File attachments are auto deleted after 30d.
in this website's FAQ:
>is my data secure ?
>Yes. We take data security seriously. Email content is encrypted using AES-GCM encryption.
/after we forward it to Google Gemini lol, but encrypted-at-rest is better than nothing
We encrypt data at rest, but obviously we need to send it to a LLM for processing. We make this clear in our privacy policy fwiw.
for a company, will the company policy allow to sent internal emails to your service ?
Yes, should be fine on our end. Probably not a good idea to include us on anything that requires NDAs, etc. Since that data will be fed into Gemini.
EDIT: I can't speak for your company. You should check company policies before including Subjam in threads.
god damn you for thinking of this idea before me
I spend a ridiculous amount of time at my job on emails.
I use claude and chatGPT all the time but I just don't see how language models can help me with email.
Typing the words is never the bottleneck.
The problem is trying to express what needs to be expressed with such clarity as to not cause any misunderstanding and then more email.
Summarizing an old, long thread could have some value but that is such an edge case.
I would be the main customer for this type of product but I just don't see much value in it at all.
I was surprised to see no one built it yet
Can I cc the AI?
That would be a nice way to tag it as context the bot should be aware of without eliciting a response from it, have it respond only when its a direct recipient.

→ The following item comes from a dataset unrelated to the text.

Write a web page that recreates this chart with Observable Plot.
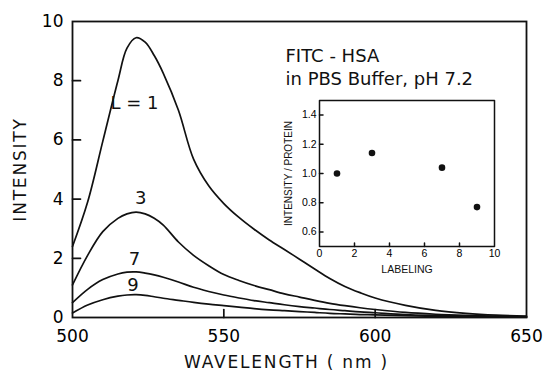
<!DOCTYPE html>
<html>
<head>
<meta charset="utf-8">
<script src="https://cdn.jsdelivr.net/npm/d3@7"></script>
<script src="https://cdn.jsdelivr.net/npm/@observablehq/plot@0.6"></script>
<style>
  html, body { margin: 0; padding: 0; background: #fff; }
  #wrap { position: relative; width: 547px; height: 381px; overflow: hidden; background: #fff; }
  #main { position: absolute; left: 0; top: 0; }
  #inset { position: absolute; left: 262px; top: 90px; }
</style>
</head>
<body>
<div id="wrap"><div id="main"></div><div id="inset"></div></div>
<script>
// ---- data ----
const wavelength = [500,505,510,515,518,521,524,527,530,535,540,545,550,555,560,565,570,575,580,585,590,595,600,610,620,630,640,650];
const intensityL1 = [2.4,3.9,5.95,8.0,9.1,9.45,9.3,8.85,8.25,7.0,5.35,4.45,3.85,3.38,2.98,2.62,2.3,1.97,1.64,1.32,1.05,0.84,0.66,0.41,0.24,0.14,0.08,0.05];
const intensityL3 = [1.1,2.1,2.9,3.35,3.5,3.56,3.5,3.35,3.12,2.55,2.1,1.75,1.45,1.25,1.08,0.94,0.8,0.69,0.58,0.48,0.4,0.33,0.27,0.17,0.11,0.07,0.04,0.03];
const intensityL7 = [0.5,0.95,1.28,1.47,1.53,1.54,1.5,1.44,1.36,1.2,1.02,0.88,0.76,0.66,0.57,0.5,0.43,0.37,0.32,0.27,0.23,0.19,0.16,0.1,0.07,0.05,0.03,0.02];
const intensityL9 = [0.15,0.42,0.6,0.72,0.76,0.77,0.75,0.7,0.65,0.58,0.51,0.45,0.4,0.35,0.3,0.26,0.23,0.2,0.17,0.14,0.12,0.1,0.09,0.06,0.04,0.03,0.02,0.01];
const seriesNames = ["L = 1", "3", "7", "9"];
const labelWavelength = [520.5, 522.5, 520.5, 520];
const labelIntensity = [7.25, 4.02, 1.98, 1.08];
const xDomain = [500, 650];
const yDomain = [0, 10];
const xTickLabels = [500, 550, 600, 650];
const xTickMarks = [550, 600];
const yTickLabels = [0, 2, 4, 6, 8, 10];
const yTickMarks = [2, 4, 6, 8];

const insetLabeling = [1, 3, 7, 9];
const insetRatio = [1.0, 1.14, 1.04, 0.77];
const insetXDomain = [0, 10];
const insetYDomain = [0.5, 1.5];
const insetXTicks = [0, 2, 4, 6, 8, 10];
const insetXTickMarks = [2, 4, 6, 8];
const insetYTicks = [0.6, 0.8, 1.0, 1.2, 1.4];

const annotation = "FITC - HSA\nin PBS Buffer, pH 7.2";
const xTitle = "WAVELENGTH ( nm )";
const yTitle = "INTENSITY";
const insetXTitle = "LABELING";
const insetYTitle = "INTENSITY / PROTEIN";

// ---- layout ----
const M = {w: 547, h: 381, l: 72, r: 21, t: 21, b: 64};
const IN = {w: 250, h: 200, l: 57, r: 18, t: 10, b: 44};
const INK = "#111";

// ---- build tidy tables ----
const allSeries = [intensityL1, intensityL3, intensityL7, intensityL9];
const rows = allSeries.flatMap((vals, s) => vals.map((v, i) => ({series: seriesNames[s], wl: wavelength[i], I: v})));
const labels = seriesNames.map((n, i) => ({text: n, wl: labelWavelength[i], I: labelIntensity[i]}));
const insetPts = insetLabeling.map((l, i) => ({lab: l, ratio: insetRatio[i]}));
const [ix0, ix1] = insetXDomain, [iy0, iy1] = insetYDomain;
const insetBox = [[ix0, iy0], [ix1, iy0], [ix1, iy1], [ix0, iy1], [ix0, iy0]];

// inward tick segments: length given in pixels, converted through the scale spans
function yTickSegs(ticks, xd, plotW, px) {
  const len = (xd[1] - xd[0]) * px / plotW;
  return ticks.flatMap(t => [{k: t, x: xd[0], y: t}, {k: t, x: xd[0] + len, y: t}]);
}
function xTickSegs(ticks, yd, plotH, px) {
  const len = (yd[1] - yd[0]) * px / plotH;
  return ticks.flatMap(t => [{k: t, x: t, y: yd[0]}, {k: t, x: t, y: yd[0] + len}]);
}
const mainW = M.w - M.l - M.r, mainH = M.h - M.t - M.b;
const inW = IN.w - IN.l - IN.r, inH = IN.h - IN.t - IN.b;
const mainTicks = [...yTickSegs(yTickMarks, xDomain, mainW, 8).map(d => ({...d, k: "y" + d.k})),
                   ...xTickSegs(xTickMarks, yDomain, mainH, 8).map(d => ({...d, k: "x" + d.k}))];
const insetTicks = [...yTickSegs(insetYTicks, insetXDomain, inW, 3.5).map(d => ({...d, k: "y" + d.k})),
                    ...xTickSegs(insetXTickMarks, insetYDomain, inH, 3.5).map(d => ({...d, k: "x" + d.k}))];

const main = Plot.plot({
  width: M.w, height: M.h,
  marginLeft: M.l, marginRight: M.r, marginTop: M.t, marginBottom: M.b,
  style: {fontFamily: "DejaVu Sans", fontSize: "17px", background: "#fff"},
  x: {domain: xDomain},
  y: {domain: yDomain},
  marks: [
    Plot.line(rows, {x: "wl", y: "I", z: "series", stroke: INK, strokeWidth: 1.7, curve: "catmull-rom"}),
    Plot.line(mainTicks, {x: "x", y: "y", z: "k", stroke: INK, strokeWidth: 1.7}),
    Plot.axisY(yTickLabels, {tickSize: 0, tickPadding: 9, label: null, fontSize: 17}),
    Plot.axisX(xTickLabels, {tickSize: 0, tickPadding: 12, label: null, fontSize: 17}),
    Plot.frame({stroke: INK, strokeWidth: 1.8}),
    Plot.text(labels, {x: "wl", y: "I", text: "text", fontSize: 18, fill: INK}),
    Plot.text([annotation], {frameAnchor: "top-left", dx: 213, dy: 24, textAnchor: "start", lineAnchor: "top", fontSize: 18, lineHeight: 1.28, fill: INK}),
    Plot.text([xTitle], {frameAnchor: "bottom", textAnchor: "middle", dx: -13, dy: 50, fontSize: 17, fill: INK}),
    Plot.text([yTitle], {frameAnchor: "left", textAnchor: "middle", dx: -52, rotate: -90, fontSize: 17, fill: INK})
  ]
});
d3.select(main).selectAll("text").filter(function() { return this.textContent === xTitle || this.textContent === yTitle; })
  .style("letter-spacing", "1.8px");
document.getElementById("main").appendChild(main);

const inset = Plot.plot({
  width: IN.w, height: IN.h,
  marginLeft: IN.l, marginRight: IN.r, marginTop: IN.t, marginBottom: IN.b,
  style: {fontFamily: "Liberation Sans", fontSize: "10px", background: "transparent", overflow: "visible"},
  x: {domain: insetXDomain},
  y: {domain: insetYDomain},
  marks: [
    Plot.line(insetBox, {x: d => d[0], y: d => d[1], stroke: INK, strokeWidth: 1.5}),
    Plot.line(insetTicks, {x: "x", y: "y", z: "k", stroke: INK, strokeWidth: 1.5}),
    Plot.axisY(insetYTicks, {tickSize: 0, tickPadding: 3, label: null, tickFormat: d3.format(".1f"), fontSize: 10.5}),
    Plot.axisX(insetXTicks, {tickSize: 0, tickPadding: 3, label: null, fontSize: 10.5}),
    Plot.dot(insetPts, {x: "lab", y: "ratio", r: 3.3, fill: INK}),
    Plot.text([insetXTitle], {frameAnchor: "bottom", textAnchor: "middle", dy: 26, fontSize: 10.5, fill: INK}),
    Plot.text([insetYTitle], {frameAnchor: "left", textAnchor: "middle", dx: -31, rotate: -90, fontSize: 10, fill: INK})
  ]
});
document.getElementById("inset").appendChild(inset);
</script>
</body>
</html>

Would be nice to have a natural language stack to tell a bit what I want it to do with each email. I spent way too many hours with Microsoft Power Automate just to say "when an email is from X and the subject line starts with RFQ\W+, download the attachment and save it as the matched name and add a row in a spreadsheet grabbing the tabular data from the email body" (pretty handy that I could insert data into spreadsheets without having to worry about auth, benefits of working within an ecosystem)
Yes you can pretty much do anything. CC, FWD, include humans or many AIs on the email too.
if gmail implements this feature, wouldn't your startup be at a serious disadvantage?
Yeah, probably. Or they just buy our startup if it has traction already.